Requirements. Return the lines below exactly, from the first line to the line that contains "const rsiTicks = [70, 30];". Leave out pictures.

Data shown.
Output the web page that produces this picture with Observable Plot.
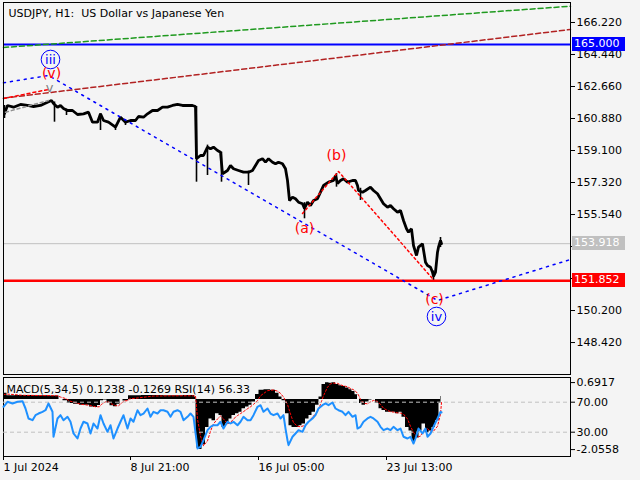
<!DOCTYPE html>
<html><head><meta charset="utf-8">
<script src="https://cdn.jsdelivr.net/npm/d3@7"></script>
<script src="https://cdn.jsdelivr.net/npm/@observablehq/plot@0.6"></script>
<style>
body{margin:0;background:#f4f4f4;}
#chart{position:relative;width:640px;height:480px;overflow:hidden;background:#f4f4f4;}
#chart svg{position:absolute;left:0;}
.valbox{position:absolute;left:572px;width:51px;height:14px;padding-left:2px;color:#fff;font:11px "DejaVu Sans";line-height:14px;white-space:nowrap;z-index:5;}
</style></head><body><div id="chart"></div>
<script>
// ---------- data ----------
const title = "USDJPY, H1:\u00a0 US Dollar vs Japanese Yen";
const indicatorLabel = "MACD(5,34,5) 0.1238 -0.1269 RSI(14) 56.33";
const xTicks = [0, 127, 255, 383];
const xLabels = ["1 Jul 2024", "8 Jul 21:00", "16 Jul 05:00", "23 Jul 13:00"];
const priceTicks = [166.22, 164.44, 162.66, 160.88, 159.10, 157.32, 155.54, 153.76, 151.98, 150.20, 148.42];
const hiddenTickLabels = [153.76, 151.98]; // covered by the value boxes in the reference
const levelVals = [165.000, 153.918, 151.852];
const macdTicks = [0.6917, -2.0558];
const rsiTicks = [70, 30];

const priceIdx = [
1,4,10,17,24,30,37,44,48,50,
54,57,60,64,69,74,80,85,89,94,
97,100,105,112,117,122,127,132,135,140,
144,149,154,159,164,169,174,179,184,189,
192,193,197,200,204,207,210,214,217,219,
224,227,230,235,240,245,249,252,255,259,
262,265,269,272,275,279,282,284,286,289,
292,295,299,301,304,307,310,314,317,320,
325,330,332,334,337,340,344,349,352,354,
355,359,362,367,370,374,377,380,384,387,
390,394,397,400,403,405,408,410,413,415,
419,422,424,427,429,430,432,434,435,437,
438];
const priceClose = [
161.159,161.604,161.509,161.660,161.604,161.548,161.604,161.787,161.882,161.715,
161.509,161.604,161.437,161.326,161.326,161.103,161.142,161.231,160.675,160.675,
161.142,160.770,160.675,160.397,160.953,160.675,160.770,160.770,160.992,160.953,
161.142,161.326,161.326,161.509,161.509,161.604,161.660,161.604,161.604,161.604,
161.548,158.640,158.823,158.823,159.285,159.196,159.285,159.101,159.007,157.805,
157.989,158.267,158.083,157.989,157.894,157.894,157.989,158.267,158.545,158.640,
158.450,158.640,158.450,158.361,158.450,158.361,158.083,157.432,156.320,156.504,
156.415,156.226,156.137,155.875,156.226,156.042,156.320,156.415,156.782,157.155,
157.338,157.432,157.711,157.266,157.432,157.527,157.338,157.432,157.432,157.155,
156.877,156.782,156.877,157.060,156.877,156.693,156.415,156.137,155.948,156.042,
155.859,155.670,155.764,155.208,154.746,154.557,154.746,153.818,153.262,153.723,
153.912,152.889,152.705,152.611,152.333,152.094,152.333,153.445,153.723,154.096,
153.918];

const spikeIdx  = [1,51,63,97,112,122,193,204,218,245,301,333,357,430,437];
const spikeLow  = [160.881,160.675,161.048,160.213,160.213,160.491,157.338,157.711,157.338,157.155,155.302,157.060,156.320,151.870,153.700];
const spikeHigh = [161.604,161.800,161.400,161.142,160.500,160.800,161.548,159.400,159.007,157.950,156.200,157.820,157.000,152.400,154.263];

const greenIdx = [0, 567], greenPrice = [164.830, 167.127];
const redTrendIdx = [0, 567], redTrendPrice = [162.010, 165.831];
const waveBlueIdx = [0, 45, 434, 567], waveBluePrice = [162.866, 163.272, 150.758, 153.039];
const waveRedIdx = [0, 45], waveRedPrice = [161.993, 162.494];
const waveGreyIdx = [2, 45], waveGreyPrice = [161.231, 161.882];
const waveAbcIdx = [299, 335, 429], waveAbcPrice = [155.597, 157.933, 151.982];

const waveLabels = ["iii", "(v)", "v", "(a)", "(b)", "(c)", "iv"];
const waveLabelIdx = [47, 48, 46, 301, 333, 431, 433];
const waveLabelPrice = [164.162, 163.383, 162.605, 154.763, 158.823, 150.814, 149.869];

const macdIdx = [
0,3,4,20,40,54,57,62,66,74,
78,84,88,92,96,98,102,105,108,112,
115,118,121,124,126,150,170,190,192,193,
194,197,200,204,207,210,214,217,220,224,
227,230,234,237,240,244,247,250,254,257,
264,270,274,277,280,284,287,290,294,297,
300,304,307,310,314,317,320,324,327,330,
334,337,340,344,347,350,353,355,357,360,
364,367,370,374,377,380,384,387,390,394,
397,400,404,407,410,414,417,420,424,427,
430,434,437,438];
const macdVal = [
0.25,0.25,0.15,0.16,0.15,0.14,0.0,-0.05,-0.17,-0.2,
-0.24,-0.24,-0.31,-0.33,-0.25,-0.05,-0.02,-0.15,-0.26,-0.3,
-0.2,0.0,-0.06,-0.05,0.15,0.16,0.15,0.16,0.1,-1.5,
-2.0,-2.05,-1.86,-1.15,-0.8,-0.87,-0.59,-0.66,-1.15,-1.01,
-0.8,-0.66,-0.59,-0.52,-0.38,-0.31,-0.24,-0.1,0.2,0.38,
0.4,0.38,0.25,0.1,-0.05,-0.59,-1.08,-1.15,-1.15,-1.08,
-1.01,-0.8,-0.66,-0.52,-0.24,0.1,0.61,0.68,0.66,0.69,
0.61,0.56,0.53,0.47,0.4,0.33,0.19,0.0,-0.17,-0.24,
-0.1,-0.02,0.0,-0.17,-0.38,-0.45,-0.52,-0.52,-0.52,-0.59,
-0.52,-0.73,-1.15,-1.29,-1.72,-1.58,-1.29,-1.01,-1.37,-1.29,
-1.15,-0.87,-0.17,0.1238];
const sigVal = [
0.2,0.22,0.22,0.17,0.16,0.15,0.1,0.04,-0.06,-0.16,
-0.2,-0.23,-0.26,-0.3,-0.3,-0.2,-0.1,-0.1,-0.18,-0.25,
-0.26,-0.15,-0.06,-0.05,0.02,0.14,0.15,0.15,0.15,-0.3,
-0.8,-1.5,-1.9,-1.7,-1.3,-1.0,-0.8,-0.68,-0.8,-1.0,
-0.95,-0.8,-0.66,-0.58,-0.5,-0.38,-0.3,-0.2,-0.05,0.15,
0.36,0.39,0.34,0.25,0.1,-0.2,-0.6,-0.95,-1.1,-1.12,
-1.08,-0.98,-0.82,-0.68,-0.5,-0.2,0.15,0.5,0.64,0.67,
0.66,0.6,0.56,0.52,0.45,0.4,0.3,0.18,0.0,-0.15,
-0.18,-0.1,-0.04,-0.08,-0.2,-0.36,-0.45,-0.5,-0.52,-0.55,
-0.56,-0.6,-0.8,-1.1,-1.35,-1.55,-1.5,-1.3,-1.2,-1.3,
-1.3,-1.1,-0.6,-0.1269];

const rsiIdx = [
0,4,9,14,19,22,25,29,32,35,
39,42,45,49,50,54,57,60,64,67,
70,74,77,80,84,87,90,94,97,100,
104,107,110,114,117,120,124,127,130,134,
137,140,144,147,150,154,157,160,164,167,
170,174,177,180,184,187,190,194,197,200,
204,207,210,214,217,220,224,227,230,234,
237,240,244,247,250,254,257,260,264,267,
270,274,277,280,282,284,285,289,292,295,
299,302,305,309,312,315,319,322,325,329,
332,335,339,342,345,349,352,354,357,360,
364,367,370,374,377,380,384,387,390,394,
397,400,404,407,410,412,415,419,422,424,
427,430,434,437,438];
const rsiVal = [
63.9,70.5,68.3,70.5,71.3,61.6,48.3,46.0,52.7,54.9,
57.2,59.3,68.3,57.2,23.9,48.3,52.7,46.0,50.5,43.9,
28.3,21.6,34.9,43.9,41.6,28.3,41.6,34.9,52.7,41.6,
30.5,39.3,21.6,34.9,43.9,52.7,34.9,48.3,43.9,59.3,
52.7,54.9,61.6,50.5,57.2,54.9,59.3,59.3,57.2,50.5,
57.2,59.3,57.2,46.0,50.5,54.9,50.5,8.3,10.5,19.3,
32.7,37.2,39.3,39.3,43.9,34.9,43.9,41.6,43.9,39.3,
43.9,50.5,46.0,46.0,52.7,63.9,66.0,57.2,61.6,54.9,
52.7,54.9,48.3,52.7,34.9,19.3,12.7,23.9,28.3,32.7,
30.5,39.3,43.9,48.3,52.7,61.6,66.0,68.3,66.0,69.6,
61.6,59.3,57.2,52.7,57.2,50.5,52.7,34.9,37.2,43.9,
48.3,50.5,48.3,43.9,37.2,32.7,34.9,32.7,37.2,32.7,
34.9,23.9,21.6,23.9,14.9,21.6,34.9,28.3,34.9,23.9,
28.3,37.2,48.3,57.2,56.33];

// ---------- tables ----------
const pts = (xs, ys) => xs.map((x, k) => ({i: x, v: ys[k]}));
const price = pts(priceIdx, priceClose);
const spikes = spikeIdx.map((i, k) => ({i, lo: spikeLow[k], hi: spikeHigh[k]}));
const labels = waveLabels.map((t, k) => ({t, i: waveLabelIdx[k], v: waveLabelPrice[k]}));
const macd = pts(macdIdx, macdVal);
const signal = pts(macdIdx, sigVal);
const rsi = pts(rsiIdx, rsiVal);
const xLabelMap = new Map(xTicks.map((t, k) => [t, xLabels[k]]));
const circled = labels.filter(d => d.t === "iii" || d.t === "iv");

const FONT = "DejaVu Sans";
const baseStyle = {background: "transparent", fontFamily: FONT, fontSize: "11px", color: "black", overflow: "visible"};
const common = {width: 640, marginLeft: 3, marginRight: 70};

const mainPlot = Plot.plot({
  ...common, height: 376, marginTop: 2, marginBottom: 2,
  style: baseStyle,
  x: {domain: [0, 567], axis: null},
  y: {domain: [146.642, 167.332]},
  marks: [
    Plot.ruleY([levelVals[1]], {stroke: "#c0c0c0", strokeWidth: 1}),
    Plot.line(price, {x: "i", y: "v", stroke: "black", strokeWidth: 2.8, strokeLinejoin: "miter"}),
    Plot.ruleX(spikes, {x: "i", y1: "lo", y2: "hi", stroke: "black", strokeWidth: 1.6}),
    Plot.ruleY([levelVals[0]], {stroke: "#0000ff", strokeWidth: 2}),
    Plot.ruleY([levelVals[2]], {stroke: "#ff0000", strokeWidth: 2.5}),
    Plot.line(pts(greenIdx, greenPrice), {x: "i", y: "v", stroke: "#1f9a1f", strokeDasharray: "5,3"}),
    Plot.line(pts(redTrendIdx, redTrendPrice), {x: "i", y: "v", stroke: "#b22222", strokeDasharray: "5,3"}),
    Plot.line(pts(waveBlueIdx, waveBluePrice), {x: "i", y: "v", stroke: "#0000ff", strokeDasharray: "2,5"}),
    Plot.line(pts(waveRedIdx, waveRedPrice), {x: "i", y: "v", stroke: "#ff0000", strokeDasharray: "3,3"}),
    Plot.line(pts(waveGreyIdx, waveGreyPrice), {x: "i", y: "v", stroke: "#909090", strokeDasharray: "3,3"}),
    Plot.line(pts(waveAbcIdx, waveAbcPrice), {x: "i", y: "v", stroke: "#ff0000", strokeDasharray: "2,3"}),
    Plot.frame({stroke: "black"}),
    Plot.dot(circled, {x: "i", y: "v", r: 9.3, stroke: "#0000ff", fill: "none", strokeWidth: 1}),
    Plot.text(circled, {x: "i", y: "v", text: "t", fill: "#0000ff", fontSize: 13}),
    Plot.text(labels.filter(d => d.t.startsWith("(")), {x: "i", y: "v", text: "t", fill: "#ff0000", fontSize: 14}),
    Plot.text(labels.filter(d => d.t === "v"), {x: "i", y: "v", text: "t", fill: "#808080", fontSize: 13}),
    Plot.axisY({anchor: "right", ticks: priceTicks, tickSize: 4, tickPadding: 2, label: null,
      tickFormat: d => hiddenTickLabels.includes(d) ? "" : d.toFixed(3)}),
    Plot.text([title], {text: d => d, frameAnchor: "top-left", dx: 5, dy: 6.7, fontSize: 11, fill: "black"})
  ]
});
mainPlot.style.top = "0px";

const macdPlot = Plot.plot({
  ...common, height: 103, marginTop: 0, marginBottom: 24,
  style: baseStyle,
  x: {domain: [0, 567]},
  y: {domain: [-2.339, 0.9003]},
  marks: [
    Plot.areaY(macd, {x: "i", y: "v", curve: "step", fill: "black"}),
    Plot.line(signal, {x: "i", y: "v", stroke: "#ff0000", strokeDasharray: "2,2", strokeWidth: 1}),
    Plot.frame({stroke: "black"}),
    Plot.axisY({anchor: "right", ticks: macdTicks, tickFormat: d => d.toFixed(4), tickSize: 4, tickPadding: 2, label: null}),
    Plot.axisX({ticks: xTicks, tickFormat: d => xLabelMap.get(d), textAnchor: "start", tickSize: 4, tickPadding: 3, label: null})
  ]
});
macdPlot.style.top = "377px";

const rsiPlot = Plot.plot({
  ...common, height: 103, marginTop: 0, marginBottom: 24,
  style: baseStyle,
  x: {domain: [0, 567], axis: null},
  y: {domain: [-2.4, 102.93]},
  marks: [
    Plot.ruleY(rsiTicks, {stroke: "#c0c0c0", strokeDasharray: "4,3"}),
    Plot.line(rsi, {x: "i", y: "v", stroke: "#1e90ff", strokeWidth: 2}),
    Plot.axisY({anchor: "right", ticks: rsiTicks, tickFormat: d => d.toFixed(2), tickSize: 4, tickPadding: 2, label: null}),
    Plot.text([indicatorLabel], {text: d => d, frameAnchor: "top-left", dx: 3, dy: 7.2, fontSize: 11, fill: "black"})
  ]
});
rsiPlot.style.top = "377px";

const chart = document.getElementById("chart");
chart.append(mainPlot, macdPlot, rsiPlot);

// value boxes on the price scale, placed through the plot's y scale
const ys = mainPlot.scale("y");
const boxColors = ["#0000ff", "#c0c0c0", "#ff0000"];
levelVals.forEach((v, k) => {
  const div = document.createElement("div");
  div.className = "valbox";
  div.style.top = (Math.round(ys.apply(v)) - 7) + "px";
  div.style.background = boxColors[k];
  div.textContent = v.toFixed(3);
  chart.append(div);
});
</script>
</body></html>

Solution for this problem.
Output the web page that produces this picture with Observable Plot.
<!DOCTYPE html>
<html><head><meta charset="utf-8">
<script src="https://cdn.jsdelivr.net/npm/d3@7"></script>
<script src="https://cdn.jsdelivr.net/npm/@observablehq/plot@0.6"></script>
<style>
body{margin:0;background:#f4f4f4;}
#chart{position:relative;width:640px;height:480px;overflow:hidden;background:#f4f4f4;}
#chart svg{position:absolute;left:0;}
.valbox{position:absolute;left:572px;width:51px;height:14px;padding-left:2px;color:#fff;font:11px "DejaVu Sans";line-height:14px;white-space:nowrap;z-index:5;}
</style></head><body><div id="chart"></div>
<script>
// ---------- data ----------
const title = "USDJPY, H1:\u00a0 US Dollar vs Japanese Yen";
const indicatorLabel = "MACD(5,34,5) 0.1238 -0.1269 RSI(14) 56.33";
const xTicks = [0, 127, 255, 383];
const xLabels = ["1 Jul 2024", "8 Jul 21:00", "16 Jul 05:00", "23 Jul 13:00"];
const priceTicks = [166.22, 164.44, 162.66, 160.88, 159.10, 157.32, 155.54, 153.76, 151.98, 150.20, 148.42];
const hiddenTickLabels = [153.76, 151.98]; // covered by the value boxes in the reference
const levelVals = [165.000, 153.918, 151.852];
const macdTicks = [0.6917, -2.0558];
const rsiTicks = [70, 30];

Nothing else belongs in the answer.